→ REQUIRED TASK:
Your task is to copy the listing exactly. Drop any pictures from the copy.

→ DATA SEGMENT:
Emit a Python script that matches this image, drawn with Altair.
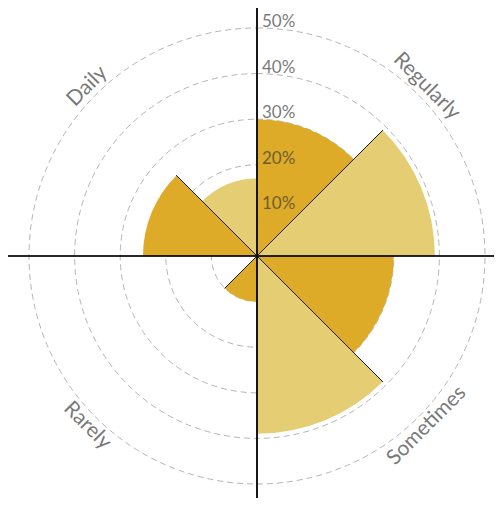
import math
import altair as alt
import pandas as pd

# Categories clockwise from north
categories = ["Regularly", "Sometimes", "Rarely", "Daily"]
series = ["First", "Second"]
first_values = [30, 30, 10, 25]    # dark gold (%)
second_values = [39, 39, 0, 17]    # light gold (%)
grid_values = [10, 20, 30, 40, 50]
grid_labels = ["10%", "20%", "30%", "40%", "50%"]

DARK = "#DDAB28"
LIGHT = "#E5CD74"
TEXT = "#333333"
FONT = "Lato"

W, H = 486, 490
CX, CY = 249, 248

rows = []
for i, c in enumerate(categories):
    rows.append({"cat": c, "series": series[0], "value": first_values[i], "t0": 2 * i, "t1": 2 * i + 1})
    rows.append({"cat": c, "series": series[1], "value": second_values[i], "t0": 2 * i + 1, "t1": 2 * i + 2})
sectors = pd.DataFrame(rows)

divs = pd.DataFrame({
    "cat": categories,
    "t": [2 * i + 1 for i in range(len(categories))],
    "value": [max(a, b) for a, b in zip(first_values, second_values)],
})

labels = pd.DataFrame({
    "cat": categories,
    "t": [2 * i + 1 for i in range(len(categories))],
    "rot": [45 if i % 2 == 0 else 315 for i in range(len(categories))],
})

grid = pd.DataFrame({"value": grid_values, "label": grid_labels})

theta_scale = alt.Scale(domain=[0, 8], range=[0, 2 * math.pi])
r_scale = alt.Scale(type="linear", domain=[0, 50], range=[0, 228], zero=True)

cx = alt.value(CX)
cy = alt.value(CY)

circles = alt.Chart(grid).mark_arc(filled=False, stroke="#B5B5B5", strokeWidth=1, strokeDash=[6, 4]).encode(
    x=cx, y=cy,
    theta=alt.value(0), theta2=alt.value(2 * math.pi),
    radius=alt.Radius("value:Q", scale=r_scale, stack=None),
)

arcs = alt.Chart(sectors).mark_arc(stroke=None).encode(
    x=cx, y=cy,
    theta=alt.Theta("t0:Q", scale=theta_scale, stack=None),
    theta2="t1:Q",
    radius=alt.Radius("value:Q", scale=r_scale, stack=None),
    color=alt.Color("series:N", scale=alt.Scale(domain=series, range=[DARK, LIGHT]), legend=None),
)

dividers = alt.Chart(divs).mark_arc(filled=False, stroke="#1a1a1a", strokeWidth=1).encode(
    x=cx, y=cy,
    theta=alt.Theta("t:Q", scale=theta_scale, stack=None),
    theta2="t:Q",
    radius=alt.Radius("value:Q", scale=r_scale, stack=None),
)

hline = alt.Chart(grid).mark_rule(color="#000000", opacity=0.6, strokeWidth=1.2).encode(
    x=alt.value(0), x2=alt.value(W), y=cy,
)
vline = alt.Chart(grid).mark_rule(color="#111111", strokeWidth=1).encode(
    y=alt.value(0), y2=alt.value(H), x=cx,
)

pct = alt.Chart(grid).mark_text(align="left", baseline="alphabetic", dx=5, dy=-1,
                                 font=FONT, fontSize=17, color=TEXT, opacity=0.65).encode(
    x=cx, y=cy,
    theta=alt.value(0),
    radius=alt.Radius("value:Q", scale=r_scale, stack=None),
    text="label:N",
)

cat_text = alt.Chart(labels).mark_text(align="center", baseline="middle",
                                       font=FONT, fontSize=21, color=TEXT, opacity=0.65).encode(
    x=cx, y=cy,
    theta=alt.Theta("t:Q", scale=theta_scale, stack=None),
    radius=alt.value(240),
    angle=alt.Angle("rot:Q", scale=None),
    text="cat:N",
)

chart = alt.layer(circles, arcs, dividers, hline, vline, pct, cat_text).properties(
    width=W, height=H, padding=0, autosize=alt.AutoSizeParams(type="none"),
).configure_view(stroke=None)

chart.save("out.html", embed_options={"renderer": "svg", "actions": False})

→ TASK OUTPUT:
Emit a Python script that matches this image, drawn with Altair.
import math
import altair as alt
import pandas as pd

# Categories clockwise from north
categories = ["Regularly", "Sometimes", "Rarely", "Daily"]
series = ["First", "Second"]
first_values = [30, 30, 10, 25]    # dark gold (%)
second_values = [39, 39, 0, 17]    # light gold (%)
grid_values = [10, 20, 30, 40, 50]
grid_labels = ["10%", "20%", "30%", "40%", "50%"]

DARK = "#DDAB28"
LIGHT = "#E5CD74"
TEXT = "#333333"
FONT = "Lato"

W, H = 486, 490
CX, CY = 249, 248

rows = []
for i, c in enumerate(categories):
    rows.append({"cat": c, "series": series[0], "value": first_values[i], "t0": 2 * i, "t1": 2 * i + 1})
    rows.append({"cat": c, "series": series[1], "value": second_values[i], "t0": 2 * i + 1, "t1": 2 * i + 2})
sectors = pd.DataFrame(rows)

divs = pd.DataFrame({
    "cat": categories,
    "t": [2 * i + 1 for i in range(len(categories))],
    "value": [max(a, b) for a, b in zip(first_values, second_values)],
})

labels = pd.DataFrame({
    "cat": categories,
    "t": [2 * i + 1 for i in range(len(categories))],
    "rot": [45 if i % 2 == 0 else 315 for i in range(len(categories))],
})

grid = pd.DataFrame({"value": grid_values, "label": grid_labels})

theta_scale = alt.Scale(domain=[0, 8], range=[0, 2 * math.pi])
r_scale = alt.Scale(type="linear", domain=[0, 50], range=[0, 228], zero=True)

cx = alt.value(CX)
cy = alt.value(CY)

circles = alt.Chart(grid).mark_arc(filled=False, stroke="#B5B5B5", strokeWidth=1, strokeDash=[6, 4]).encode(
    x=cx, y=cy,
    theta=alt.value(0), theta2=alt.value(2 * math.pi),
    radius=alt.Radius("value:Q", scale=r_scale, stack=None),
)

arcs = alt.Chart(sectors).mark_arc(stroke=None).encode(
    x=cx, y=cy,
    theta=alt.Theta("t0:Q", scale=theta_scale, stack=None),
    theta2="t1:Q",
    radius=alt.Radius("value:Q", scale=r_scale, stack=None),
    color=alt.Color("series:N", scale=alt.Scale(domain=series, range=[DARK, LIGHT]), legend=None),
)

dividers = alt.Chart(divs).mark_arc(filled=False, stroke="#1a1a1a", strokeWidth=1).encode(
    x=cx, y=cy,
    theta=alt.Theta("t:Q", scale=theta_scale, stack=None),
    theta2="t:Q",
    radius=alt.Radius("value:Q", scale=r_scale, stack=None),
)

hline = alt.Chart(grid).mark_rule(color="#000000", opacity=0.6, strokeWidth=1.2).encode(
    x=alt.value(0), x2=alt.value(W), y=cy,
)
vline = alt.Chart(grid).mark_rule(color="#111111", strokeWidth=1).encode(
    y=alt.value(0), y2=alt.value(H), x=cx,
)

pct = alt.Chart(grid).mark_text(align="left", baseline="alphabetic", dx=5, dy=-1,
                                 font=FONT, fontSize=17, color=TEXT, opacity=0.65).encode(
    x=cx, y=cy,
    theta=alt.value(0),
    radius=alt.Radius("value:Q", scale=r_scale, stack=None),
    text="label:N",
)

cat_text = alt.Chart(labels).mark_text(align="center", baseline="middle",
                                       font=FONT, fontSize=21, color=TEXT, opacity=0.65).encode(
    x=cx, y=cy,
    theta=alt.Theta("t:Q", scale=theta_scale, stack=None),
    radius=alt.value(240),
    angle=alt.Angle("rot:Q", scale=None),
    text="cat:N",
)

chart = alt.layer(circles, arcs, dividers, hline, vline, pct, cat_text).properties(
    width=W, height=H, padding=0, autosize=alt.AutoSizeParams(type="none"),
).configure_view(stroke=None)

chart.save("out.html", embed_options={"renderer": "svg", "actions": False})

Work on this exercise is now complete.